Back in my philosophical rabbit-hole diving days, I had the (mis)fortune of stumbling across Solipsism.
At its core is the idea that you can’t be sure if reality exists—it could be an illusion conjured by your mind.
When you’re dreaming, it seems 100% real. Only when you wake up do you stub it away with, “Bah! That was just a dream” and go out to conquer your “real” day.
But how do you know it’s real? Couldn’t reality be us all sleeping in some unknown dimension and “dreaming” our entire lives?
Even worse, how do you know anyone apart from you exists? Or if even you exist?
Reality could be a lone brain floating in an ocean of nothingness, “dreaming” it all.
Thankfully, Descartes’s “I think therefore I am” gives us certainty of the latter. But your mother, dog, wife, and pesky neighbor?
They might not exist after all — even me and this article you’re reading could be a projection of your dreaming “real” mind.
Nobody Is Really Insane (or Sane)
Sanity is subjective — we brand anyone that deviates from what the majority collectively believes as “insane”.

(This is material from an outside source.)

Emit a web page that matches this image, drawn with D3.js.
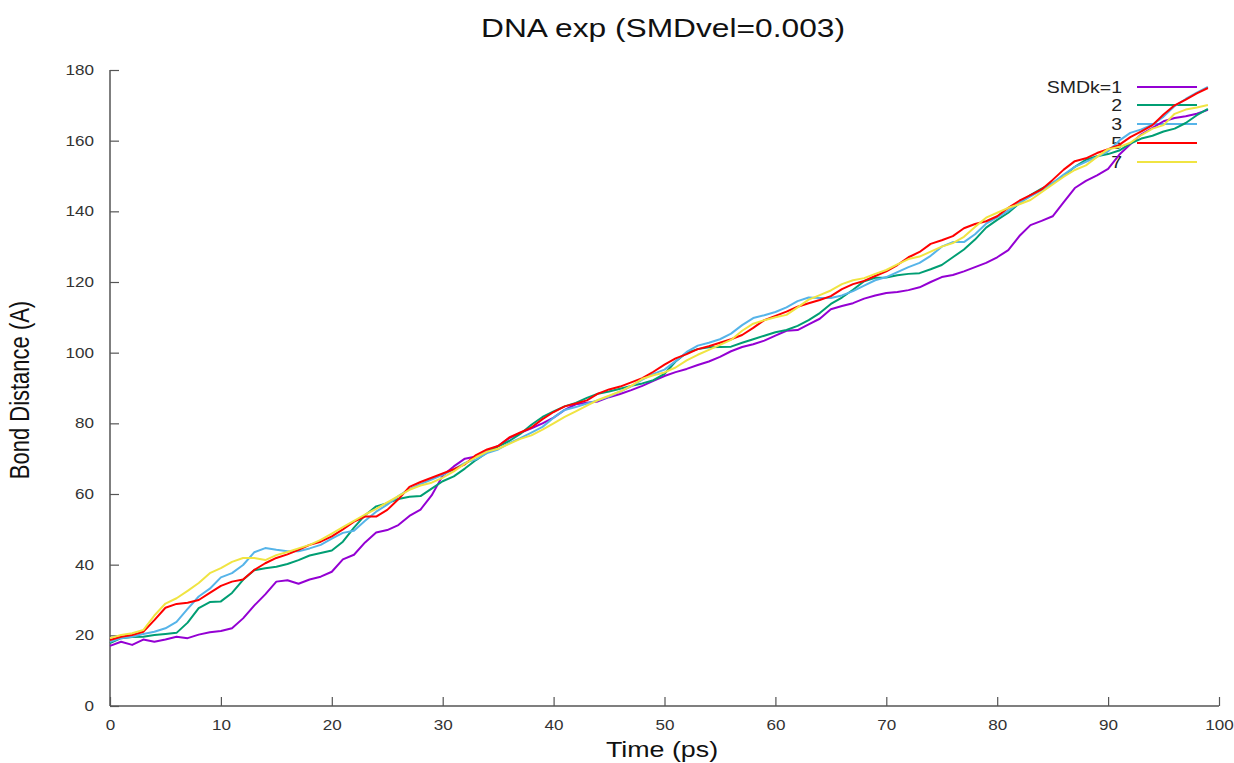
<!DOCTYPE html>
<html>
<head>
<meta charset="utf-8">
<script src="https://cdn.jsdelivr.net/npm/d3@7"></script>
<style>
  body { margin: 0; background: #fff; }
  text { font-family: "Liberation Sans", Arial, sans-serif; }
</style>
</head>
<body>
<div id="wrapper"></div>
<script>
// data (time in ps, bond distance in A)
const labels = ['SMDk=1', '2', '3', '5', '7']
const colors = ['#9400d3', '#009e73', '#56b4e9', '#ff0000', '#f0e442']
const xTicks = [0, 10, 20, 30, 40, 50, 60, 70, 80, 90, 100]
const yTicks = [0, 20, 40, 60, 80, 100, 120, 140, 160, 180]

const k1 = [17.0, 18.2, 17.3, 18.8, 18.2, 18.8, 19.6, 19.2, 20.2, 20.9,
  21.2, 22.0, 24.8, 28.4, 31.6, 35.2, 35.6, 34.6, 35.8, 36.6,
  38.0, 41.5, 42.8, 46.3, 49.1, 49.8, 51.2, 53.8, 55.6, 59.6,
  65.2, 67.8, 70.0, 70.6, 72.2, 73.6, 75.8, 77.3, 78.6, 80.0,
  81.6, 83.8, 85.4, 85.8, 86.2, 87.4, 88.3, 89.4, 90.6, 92.0,
  93.4, 94.5, 95.4, 96.5, 97.5, 98.8, 100.4, 101.6, 102.4, 103.4,
  104.8, 106.2, 106.4, 108.0, 109.6, 112.3, 113.2, 114.0, 115.3, 116.2,
  116.9, 117.2, 117.7, 118.5, 120.0, 121.4, 122.0, 123.0, 124.2, 125.4,
  127.0, 129.0, 133.0, 136.1, 137.3, 138.6, 142.6, 146.6, 148.6, 150.2,
  152.0, 156.0, 159.0, 161.8, 163.6, 165.5, 166.4, 166.9, 167.6, 168.7]

const k2 = [17.8, 19.2, 19.5, 19.6, 20.1, 20.4, 20.7, 23.6, 27.7, 29.4,
  29.6, 32.0, 35.7, 38.4, 39.0, 39.4, 40.2, 41.3, 42.6, 43.3,
  44.0, 46.5, 50.5, 54.0, 56.5, 57.4, 58.6, 59.2, 59.4, 61.5,
  63.6, 65.0, 67.2, 69.6, 71.8, 73.5, 75.0, 77.0, 79.6, 81.8,
  83.4, 84.8, 85.8, 87.2, 88.4, 89.0, 89.8, 90.6, 91.3, 92.2,
  94.0, 97.5, 100.0, 101.0, 101.5, 101.6, 101.7, 102.8, 103.8, 104.8,
  105.8, 106.4, 107.6, 109.2, 111.2, 113.8, 115.6, 117.8, 120.2, 121.2,
  121.3, 121.9, 122.3, 122.5, 123.6, 124.8, 127.0, 129.2, 132.0, 135.4,
  137.6, 139.6, 142.3, 144.6, 146.4, 148.0, 150.0, 152.6, 154.6, 155.6,
  156.2, 157.2, 159.2, 160.6, 161.4, 162.6, 163.4, 165.0, 167.2, 169.0]

const k3 = [18.2, 19.2, 19.6, 20.4, 21.0, 22.0, 23.8, 27.5, 31.0, 33.2,
  36.4, 37.6, 39.9, 43.5, 44.7, 44.2, 43.8, 43.8, 44.6, 45.6,
  47.4, 49.0, 49.6, 52.4, 55.0, 57.0, 59.4, 61.4, 62.8, 64.1,
  65.4, 67.0, 68.8, 69.8, 71.6, 72.6, 74.4, 75.8, 77.4, 79.0,
  81.6, 83.8, 84.6, 85.6, 86.5, 87.6, 89.0, 90.5, 92.4, 94.0,
  95.2, 97.6, 100.2, 102.0, 102.8, 103.8, 105.4, 107.8, 109.8, 110.6,
  111.5, 112.8, 114.6, 115.6, 115.5, 115.5, 116.2, 117.4, 119.0, 120.5,
  121.4, 122.8, 124.2, 125.4, 127.4, 130.0, 131.3, 131.3, 133.5, 136.5,
  138.3, 140.2, 142.4, 144.2, 146.0, 148.0, 150.4, 152.6, 154.0, 155.4,
  157.0, 160.0, 162.2, 163.2, 164.5, 166.8, 169.8, 171.8, 173.6, 175.2]

const k5 = [18.7, 19.6, 20.1, 21.0, 24.3, 27.8, 28.9, 29.2, 30.0, 32.0,
  34.0, 35.2, 35.8, 38.5, 40.4, 41.9, 42.9, 44.2, 45.6, 46.5,
  48.0, 50.0, 52.2, 53.6, 53.6, 55.5, 58.5, 62.0, 63.4, 64.6,
  65.8, 67.0, 68.4, 71.0, 72.6, 73.6, 76.0, 77.4, 78.8, 81.2,
  83.2, 84.8, 85.6, 86.5, 88.4, 89.6, 90.4, 91.6, 92.8, 94.6,
  96.6, 98.4, 99.6, 101.0, 101.8, 102.8, 103.8, 105.0, 107.0, 109.2,
  110.4, 111.6, 113.0, 114.0, 114.9, 116.0, 118.0, 119.4, 120.3, 121.7,
  123.0, 124.8, 127.0, 128.5, 130.8, 131.8, 133.0, 135.2, 136.4, 137.2,
  138.6, 141.0, 143.0, 144.6, 146.2, 148.9, 151.8, 154.2, 155.0, 156.5,
  157.6, 158.8, 161.0, 162.6, 164.4, 167.4, 170.0, 171.6, 173.4, 174.9]

const k7 = [19.2, 20.1, 20.6, 21.5, 25.6, 29.0, 30.5, 32.6, 34.8, 37.6,
  39.0, 40.8, 41.9, 41.9, 41.3, 42.7, 43.6, 44.6, 45.6, 47.0,
  48.8, 50.6, 52.4, 54.2, 55.8, 57.6, 59.4, 61.2, 62.4, 63.2,
  64.6, 66.4, 68.6, 70.4, 72.0, 72.8, 74.2, 75.6, 76.6, 78.2,
  80.0, 81.8, 83.4, 85.0, 86.6, 87.8, 89.0, 90.6, 92.6, 93.6,
  94.4, 95.8, 97.8, 99.4, 100.8, 102.2, 103.6, 106.2, 108.2, 109.2,
  110.0, 110.7, 112.8, 115.0, 116.3, 117.6, 119.4, 120.5, 121.1, 122.3,
  123.4, 125.0, 126.5, 127.2, 128.6, 130.0, 131.0, 132.8, 135.6, 138.2,
  139.6, 141.0, 142.0, 143.2, 145.4, 147.6, 149.8, 151.7, 153.0, 155.4,
  157.6, 158.2, 159.4, 161.6, 163.4, 164.4, 167.6, 168.8, 169.4, 170.1]

const series = [k1, k2, k3, k5, k7]

// the original text looks a bit wider than normal glyphs
const stretch = 1.22

function drawChart() {
  let dimensions = {
    width: 1234,
    height: 763,
    margin: { top: 70, right: 15, bottom: 57, left: 110 }
  }
  dimensions.boundedWidth = dimensions.width - dimensions.margin.left - dimensions.margin.right
  dimensions.boundedHeight = dimensions.height - dimensions.margin.top - dimensions.margin.bottom

  const wrapper = d3.select('#wrapper')
    .append('svg')
      .attr('width', dimensions.width)
      .attr('height', dimensions.height)

  const bounds = wrapper.append('g')
    .attr('transform', `translate(${dimensions.margin.left}, ${dimensions.margin.top})`)

  // scales
  const xScale = d3.scaleLinear()
    .domain([0, 100])
    .range([0, 1109])

  const yScale = d3.scaleLinear()
    .domain([0, 180])
    .range([dimensions.boundedHeight, 0])

  // axes (ticks point inward, gnuplot style)
  const axisColor = '#555'

  const xAxis = bounds.append('g')
    .attr('transform', `translate(0, ${dimensions.boundedHeight})`)
    .call(d3.axisBottom(xScale).tickValues(xTicks).tickSize(-9).tickPadding(14))
  const yAxis = bounds.append('g')
    .call(d3.axisLeft(yScale).tickValues(yTicks).tickSize(-9).tickPadding(16))

  ;[xAxis, yAxis].forEach(ax => {
    ax.select('.domain').attr('stroke', axisColor).attr('stroke-width', 1.5)
    ax.selectAll('.tick line').attr('stroke', axisColor).attr('stroke-width', 1.2)
    ax.selectAll('.tick text')
      .attr('fill', '#333')
      .style('font-size', '14px')
      .style('font-family', '"Liberation Sans", Arial, sans-serif')
  })
  xAxis.selectAll('.tick text').attr('transform', `scale(${stretch},1)`)
  yAxis.selectAll('.tick text')
    .attr('x', -16 / stretch)
    .attr('transform', `scale(${stretch},1)`)

  // only the axis lines, no end caps
  xAxis.select('.domain').attr('d', `M0,0H${xScale(100)}`)
  yAxis.select('.domain').attr('d', `M0,${dimensions.boundedHeight}V0`)

  // legend
  const legend = bounds.append('g')
  const legendY = [17, 35, 54, 73, 92]
  labels.forEach((label, i) => {
    legend.append('line')
      .attr('x1', 1027).attr('x2', 1087)
      .attr('y1', legendY[i]).attr('y2', legendY[i])
      .attr('stroke', colors[i])
      .attr('stroke-width', 2)
  })

  // lines
  const lineGenerator = d3.line()
    .x((d, i) => xScale(i))
    .y(d => yScale(d))

  series.forEach((s, i) => {
    bounds.append('path')
      .datum(s)
      .attr('d', lineGenerator)
      .attr('fill', 'none')
      .attr('stroke', colors[i])
      .attr('stroke-width', 2)
      .attr('stroke-linejoin', 'round')
  })

  labels.forEach((label, i) => {
    legend.append('text')
      .attr('transform', `translate(1012, ${legendY[i]}) scale(${stretch},1)`)
      .attr('dy', '0.35em')
      .attr('text-anchor', 'end')
      .attr('fill', '#222')
      .style('font-size', '16px')
      .text(label)
  })

  // title and axis labels
  wrapper.append('text')
    .attr('transform', `translate(663, 37) scale(${stretch},1)`)
    .attr('text-anchor', 'middle')
    .attr('fill', '#111')
    .style('font-size', '26px')
    .text('DNA exp (SMDvel=0.003)')

  wrapper.append('text')
    .attr('transform', `translate(662, 757) scale(${stretch},1)`)
    .attr('text-anchor', 'middle')
    .attr('fill', '#111')
    .style('font-size', '22px')
    .text('Time (ps)')

  wrapper.append('text')
    .attr('transform', `translate(29, 390) scale(${stretch},1) rotate(-90)`)
    .attr('text-anchor', 'middle')
    .attr('fill', '#111')
    .style('font-size', '22px')
    .text('Bond Distance (A)')
}

drawChart()
</script>
</body>
</html>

“Perhaps a lunatic was simply a minority of one”
— George Orwell
The line between wisdom and insanity is excruciatingly thin.
One day, you could be a celebrated genius with a stack of Nobel prizes. But the moment one stray idea germinates enough, you could be thrown into a mental asylum.
History tells us legends like Nikola Tesla, Friedrich Nietzsche, Leo Tolstoy, and Abraham Lincoln went insane in the last part of their lives.
But did they actually go insane?
Or did they reach such intellectual depths that regular human beings couldn’t comprehend?
It’s a slow spectrum — first, they call you different, then strange, then weird, then outright mad.
The farther you stray from “normal”, the farther you traverse along this spectrum.
This Is the Pulsating Core of Open-Mindedness
When you realize we can’t even be certain of reality, anything and everything becomes possible.
Levitating Indian babas? Haunted houses? Mysterious cases of rebirth? The unexplainable pyramids of Giza? The weirdest of cults? Alien sightings? Black magic? Speaking mountain goats?
You might not agree they exist, but neither can you rule them out.
In a potentially infinite universe of more than infinite possibilities, an open mind makes you a magnet to wonder.
You’ll go through mind-bending experiences, meet the most diverse of people, and witness a menagerie of worldviews.
All you have to admit is that “reality” is painfully uncertain.
Even worse, “our” reality is only a tiny figment of “actual” reality — the output of our petty brains based on our 5 meager senses.
At First, This Idea Made Me Lose Sleep
“What’s reality?”, “Is there even a reality?”, “If there were multiple, which is the real one?”, “Maybe we wake up the moment we go to sleep?”
But none of these questions have definite answers — pick even the most structured of thought towers and you’ll still find loopholes.
This is what religions (try to) solve — We cannot and need not know. God takes up the burden of the rational mind.
We can only strive to get closer and closer to the truth — by walking the path of God.
I’m not religious, but I believe in God — not because I’m certain he exists but because I’m certain there’s no way he doesn’t exist.
It’d be too pretentious of a tiny human on a tiny planet orbiting a tiny star in a tiny solar system in a tiny galaxy — which is again one invisible speck in the universe.
Before you atheists and agnostics come yelling at me, let me clarify, God needn’t mean a smiling crucified man or a serpent-wrapped bluish man with a man-bun.
God signifies the finite end of our knowledge — basically everything “unknown”
We may never know what our reality is, all we can do is continue to ponder and wonder at the sheer magic we take for granted every single day.
But to retain our sanity, we can offload the burden of our ignorance to a higher entity — god, the universe, energy, whatever you want to call it.
“You can never know everything, and part of what you know is always wrong. Perhaps even the most important part. A portion of wisdom lies in knowing that. A portion of courage lies in going on, anyway.”